Zagranica

USA: Singiel chętniej wyjedzie na wieś

Jerzy Dziekoński

Lekarze wiążą się coraz częściej z wykształconymi osobami, mającymi perspektywy na karierę. I właśnie z tego powodu coraz mniej z nich interesuje się pracą na wsi – sugerują wyniki najnowszych badań w USA.

Ponad połowa lekarzy żyje w związku małżeńskim z osobami z wyższym wykształceniem. Właśnie ten fakt decyduje o tym, że szanse na przyjęcie przez nich pracy na terenach wiejskich spadają o 38 proc.
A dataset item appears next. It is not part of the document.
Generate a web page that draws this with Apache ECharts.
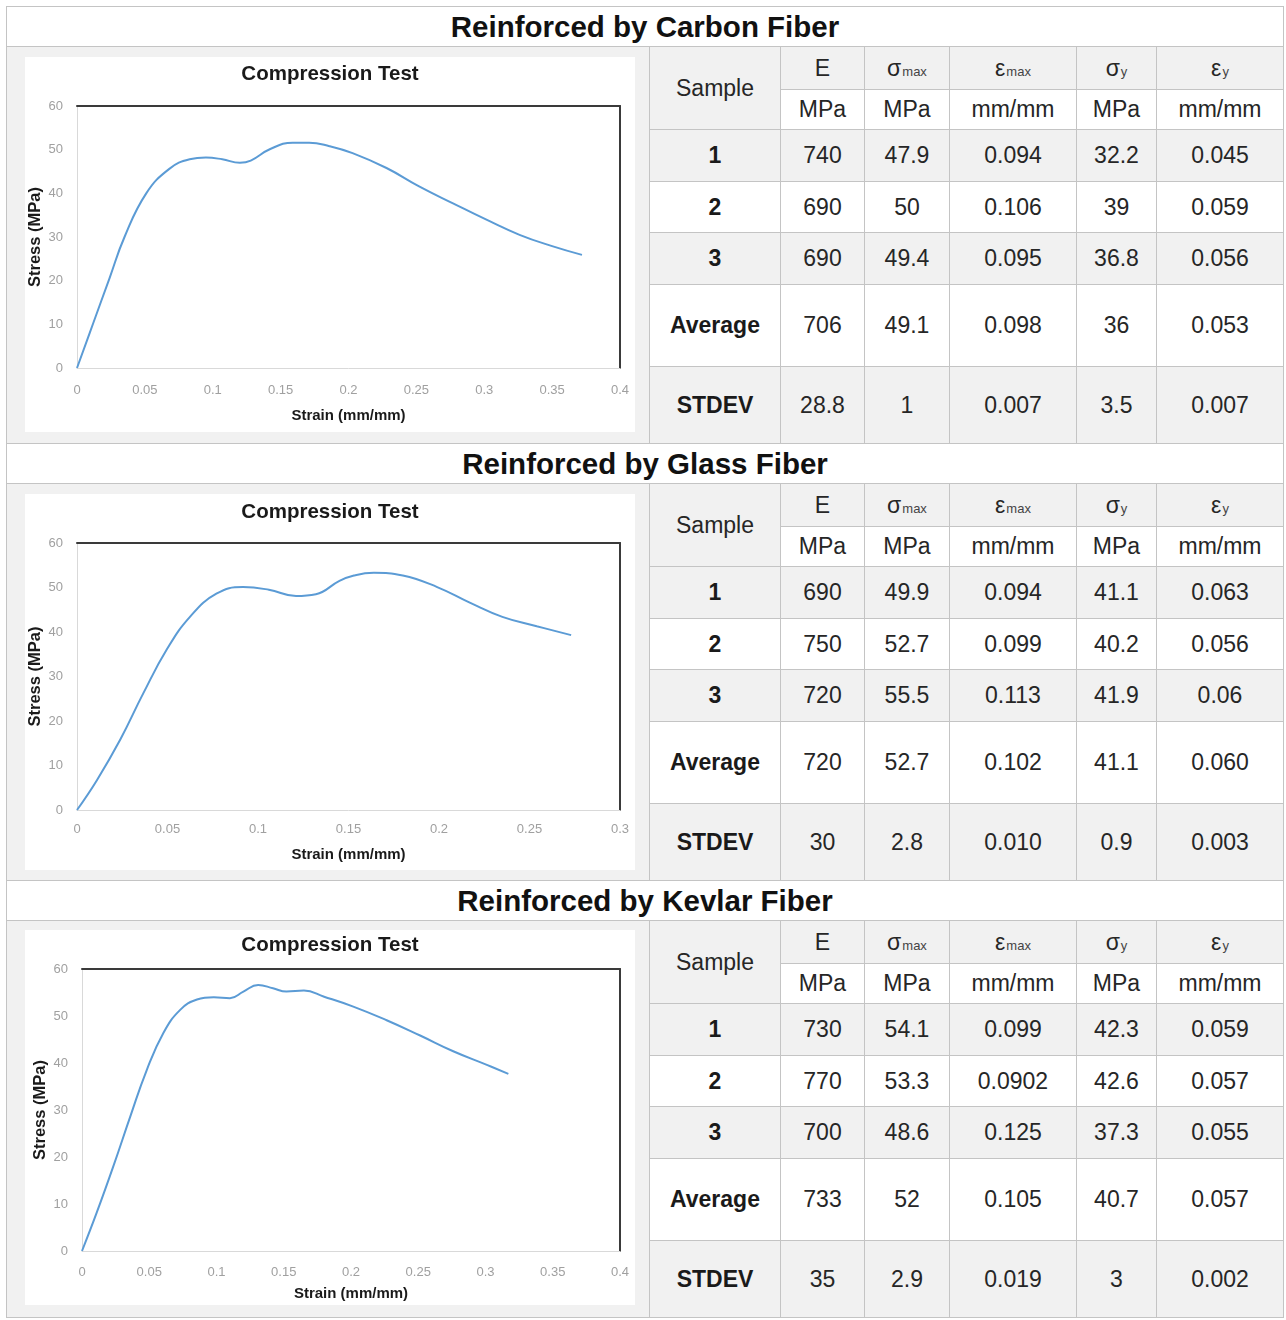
<!DOCTYPE html>
<html>
<head>
<meta charset="utf-8">
<script src="https://cdn.jsdelivr.net/npm/echarts@6/dist/echarts.min.js"></script>
<style>
  html, body { margin: 0; padding: 0; background: #fff; }
  body { width: 1286px; height: 1320px; position: relative; overflow: hidden; font-family: 'Liberation Sans', Arial, sans-serif; color: #262626; }
  #frame { position: absolute; left: 6px; top: 6px; width: 1278px; height: 1312px; border-left: 1px solid #c4c4c4; border-top: 1px solid #c4c4c4; box-sizing: border-box; }
  .cell { position: absolute; box-sizing: border-box; border-right: 1px solid #c4c4c4; border-bottom: 1px solid #c4c4c4; display: flex; align-items: center; justify-content: center; font-size: 23px; white-space: nowrap; }
  .title { font-weight: bold; font-size: 29.5px; color: #111; background: #fff; }
  .gray { background: #f1f1f1; }
  .white { background: #fff; }
  .b { font-weight: bold; color: #1a1a1a; }
  .sub { font-size: 13px; position: relative; top: 3px; margin-left: 1px; color: #444; }
  .chart { position: absolute; background: #fff; }
</style>
</head>
<body>
<div id="frame"></div>
<div id="c0" class="chart" style="left:25px;top:57px;width:610px;height:375px;"></div>
<div id="c1" class="chart" style="left:25px;top:494px;width:610px;height:376px;"></div>
<div id="c2" class="chart" style="left:25px;top:930px;width:610px;height:375px;"></div>
<script>
// ---------- DATA ----------
const sectionTitles = ['Reinforced by Carbon Fiber', 'Reinforced by Glass Fiber', 'Reinforced by Kevlar Fiber'];
const chartTitle = 'Compression Test';
const xAxisName = 'Strain (mm/mm)';
const yAxisName = 'Stress (MPa)';

const headerSymbols = [['E', ''], ['σ', 'max'], ['ε', 'max'], ['σ', 'y'], ['ε', 'y']];
const headerUnits = ['MPa', 'MPa', 'mm/mm', 'MPa', 'mm/mm'];
const rowLabels = ['1', '2', '3', 'Average', 'STDEV'];

const carbonTable = [
  ['740', '47.9', '0.094', '32.2', '0.045'],
  ['690', '50', '0.106', '39', '0.059'],
  ['690', '49.4', '0.095', '36.8', '0.056'],
  ['706', '49.1', '0.098', '36', '0.053'],
  ['28.8', '1', '0.007', '3.5', '0.007']
];
const glassTable = [
  ['690', '49.9', '0.094', '41.1', '0.063'],
  ['750', '52.7', '0.099', '40.2', '0.056'],
  ['720', '55.5', '0.113', '41.9', '0.06'],
  ['720', '52.7', '0.102', '41.1', '0.060'],
  ['30', '2.8', '0.010', '0.9', '0.003']
];
const kevlarTable = [
  ['730', '54.1', '0.099', '42.3', '0.059'],
  ['770', '53.3', '0.0902', '42.6', '0.057'],
  ['700', '48.6', '0.125', '37.3', '0.055'],
  ['733', '52', '0.105', '40.7', '0.057'],
  ['35', '2.9', '0.019', '3', '0.002']
];

const carbonCurve = [
  [0, 0], [0.012, 10.3], [0.024, 20.6], [0.035, 30], [0.051, 40], [0.068, 45.6], [0.083, 47.8],
  [0.095, 48.2], [0.107, 47.8], [0.12, 47.0], [0.128, 47.5], [0.142, 50.1], [0.159, 51.6],
  [0.171, 51.6], [0.186, 50.8], [0.203, 49.2], [0.228, 45.8], [0.252, 41.6], [0.277, 37.7],
  [0.302, 33.9], [0.326, 30.5], [0.350, 27.9], [0.372, 25.9]
];
const glassCurve = [
  [0, 0], [0.011, 6.7], [0.024, 15.9], [0.0366, 26.2], [0.0495, 36], [0.0624, 43.4], [0.077, 48.6],
  [0.0917, 50.1], [0.106, 49.5], [0.121, 48.1], [0.132, 48.5], [0.145, 51.5], [0.153, 52.7],
  [0.164, 53.3], [0.180, 52.7], [0.199, 50.1], [0.217, 46.6], [0.235, 43.4], [0.254, 41.3], [0.273, 39.3]
];
const kevlarCurve = [
  [0, 0], [0.011, 8.2], [0.0234, 18.1], [0.036, 28.7], [0.048, 38.4], [0.0605, 46.4], [0.073, 51.3],
  [0.0855, 53.5], [0.098, 54.0], [0.110, 53.8], [0.120, 55.2], [0.131, 56.6], [0.142, 55.9],
  [0.152, 55.2], [0.165, 55.4], [0.180, 54.1], [0.2017, 52.0], [0.2265, 49.1], [0.251, 45.9],
  [0.276, 42.5], [0.301, 39.6], [0.317, 37.7]
];
const xMaxes = [0.4, 0.3, 0.4];
const yTicksMax = 60;

// ---------- TABLES / LAYOUT ----------
const tables = [carbonTable, glassTable, kevlarTable];
const frame = document.getElementById('frame');
const colW = [131, 84, 85, 127, 80, 127];
const rowH = [43, 40, 52, 51, 52, 82, 77];
const SEC = 437, TITLE_H = 40, LEFT_W = 643, FULL_W = 1277;

function addCell(x, y, w, h, cls, html) {
  const d = document.createElement('div');
  d.className = 'cell ' + cls;
  d.style.left = x + 'px'; d.style.top = y + 'px';
  d.style.width = w + 'px'; d.style.height = h + 'px';
  d.innerHTML = html;
  frame.appendChild(d);
}

for (let s = 0; s < 3; s++) {
  const y0 = s * SEC;
  addCell(0, y0, FULL_W, TITLE_H, 'title', sectionTitles[s]);
  addCell(0, y0 + TITLE_H, LEFT_W, SEC - TITLE_H, 'gray', '');
  const colX = [LEFT_W];
  for (let i = 0; i < colW.length; i++) colX.push(colX[i] + colW[i]);
  const rowY = [y0 + TITLE_H];
  for (let i = 0; i < rowH.length; i++) rowY.push(rowY[i] + rowH[i]);
  addCell(colX[0], rowY[0], colW[0], rowH[0] + rowH[1], 'gray', 'Sample');
  for (let c = 0; c < 5; c++) {
    const sym = headerSymbols[c];
    const html = sym[0] + (sym[1] ? '<span class="sub">' + sym[1] + '</span>' : '');
    addCell(colX[c + 1], rowY[0], colW[c + 1], rowH[0], 'gray', html);
    addCell(colX[c + 1], rowY[1], colW[c + 1], rowH[1], 'white', headerUnits[c]);
  }
  const t = tables[s];
  for (let r = 0; r < 5; r++) {
    const bg = (r % 2 === 0) ? 'gray' : 'white';
    addCell(colX[0], rowY[r + 2], colW[0], rowH[r + 2], bg + ' b', rowLabels[r]);
    for (let c = 0; c < 5; c++) {
      addCell(colX[c + 1], rowY[r + 2], colW[c + 1], rowH[r + 2], bg, t[r][c]);
    }
  }
}

// ---------- CHARTS ----------
const FONT = "'Liberation Sans', Arial, sans-serif";
const curves = [carbonCurve, glassCurve, kevlarCurve];
const cfgs = [
  { titleTop: 2, grid: { left: 52, right: 15, top: 49, bottom: 64 }, xMargin: 16, xGap: 40, yGap: 33 },
  { titleTop: 3, grid: { left: 52, right: 15, top: 49, bottom: 60 }, xMargin: 13, xGap: 37, yGap: 33 },
  { titleTop: 0, grid: { left: 57, right: 15, top: 39, bottom: 54 }, xMargin: 15, xGap: 35, yGap: 33 }
];

function frameAxis(pos, max, interval, color, width) {
  return {
    type: 'value', position: pos, min: 0, max: max, interval: interval,
    axisLine: { show: true, onZero: false, lineStyle: { color: color, width: width } },
    axisTick: { show: false }, axisLabel: { show: false }, splitLine: { show: false }
  };
}

for (let i = 0; i < 3; i++) {
  const cfg = cfgs[i];
  const chart = echarts.init(document.getElementById('c' + i), null, { renderer: 'canvas' });
  chart.setOption({
    animation: false,
    backgroundColor: '#ffffff',
    title: {
      text: chartTitle, left: 'center', top: cfg.titleTop,
      textStyle: { fontFamily: FONT, fontSize: 20.5, fontWeight: 'bold', color: '#1a1a1a' }
    },
    grid: Object.assign({ containLabel: false, outerBoundsMode: 'none' }, cfg.grid),
    xAxis: [
      {
        type: 'value', position: 'bottom', min: 0, max: xMaxes[i], interval: 0.05,
        name: xAxisName, nameLocation: 'middle', nameGap: cfg.xGap, nameMoveOverlap: false,
        nameTextStyle: { fontFamily: FONT, fontSize: 15, fontWeight: 'bold', color: '#1a1a1a' },
        axisLine: { show: true, onZero: false, lineStyle: { color: '#d9d9d9', width: 1 } },
        axisTick: { show: false }, splitLine: { show: false },
        axisLabel: { color: '#a0a0a0', fontSize: 13, fontFamily: FONT, margin: cfg.xMargin, showMinLabel: true, showMaxLabel: true }
      },
      frameAxis('top', xMaxes[i], 0.05, '#3a3a3a', 2)
    ],
    yAxis: [
      {
        type: 'value', position: 'left', min: 0, max: yTicksMax, interval: 10,
        name: yAxisName, nameLocation: 'middle', nameGap: cfg.yGap, nameRotate: 90, nameMoveOverlap: false,
        nameTextStyle: { fontFamily: FONT, fontSize: 16.5, fontWeight: 'bold', color: '#1a1a1a' },
        axisLine: { show: true, onZero: false, lineStyle: { color: '#d9d9d9', width: 1 } },
        axisTick: { show: false }, splitLine: { show: false },
        axisLabel: { color: '#a0a0a0', fontSize: 13, fontFamily: FONT, margin: 14 }
      },
      frameAxis('right', yTicksMax, 10, '#3a3a3a', 2)
    ],
    series: [{
      type: 'line', xAxisIndex: 0, yAxisIndex: 0,
      data: curves[i], smooth: 0.45,
      showSymbol: false, symbol: 'none',
      lineStyle: { color: '#5b9bd5', width: 2 }
    }]
  });
}
</script>
</body>
</html>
Badacze sprawdzili jedną setną spisów lekarzy rodzinnych w wieku od 25 do 70 lat, w sumie ponad 55 tys. osób. W 1960 roku tylko 4 proc. lekarzy stanowiły zamężne kobiety. W 2010 roku wskaźnik ten wynosił już 31 proc. I to właśnie one częściej decydowały się na związki z dobrze wykształconymi partnerami. Z badań wynika również, że w latach 2005-2011 aż 11 proc. populacji USA zamieszkiwało tereny z niedoborem profesjonalistów w dziedzinach medycznych. Co więcej, tylko 5 proc. lekarzy decydowało się na pracę w tych regionach. Tylko 4 proc. lekarzy, którzy zdecydowali się na pracę na terenach wiejskich, było w związkach z osobami z wyższym wykształceniem.

Badania pokazują również, że lekarze samotni, młodzi, kobiety, Afroamerykanie oraz Latynoamerykanie również rzadziej wybierają wspomniane tereny, aniżeli lekarze z małżonkami bez wyższego wykształcenia.

Coraz częściej lokalne społeczności próbują przyciągnąć profesjonalistów, oferując im atrakcyjne wynagrodzenie. Co więcej, część oferuje nawet spłatę kredytów studenckich, jeśli lekarz przyjąłby pracę na ich terenie. Niestety przeważnie bezskutecznie.

Rozwiązaniem może być przejmowanie obowiązków podstawowej opieki zdrowotnej przez pielęgniarki oraz telemedycyna oferująca połączenie miejskich lekarzy z partnerskimi ośrodkami na wsiach.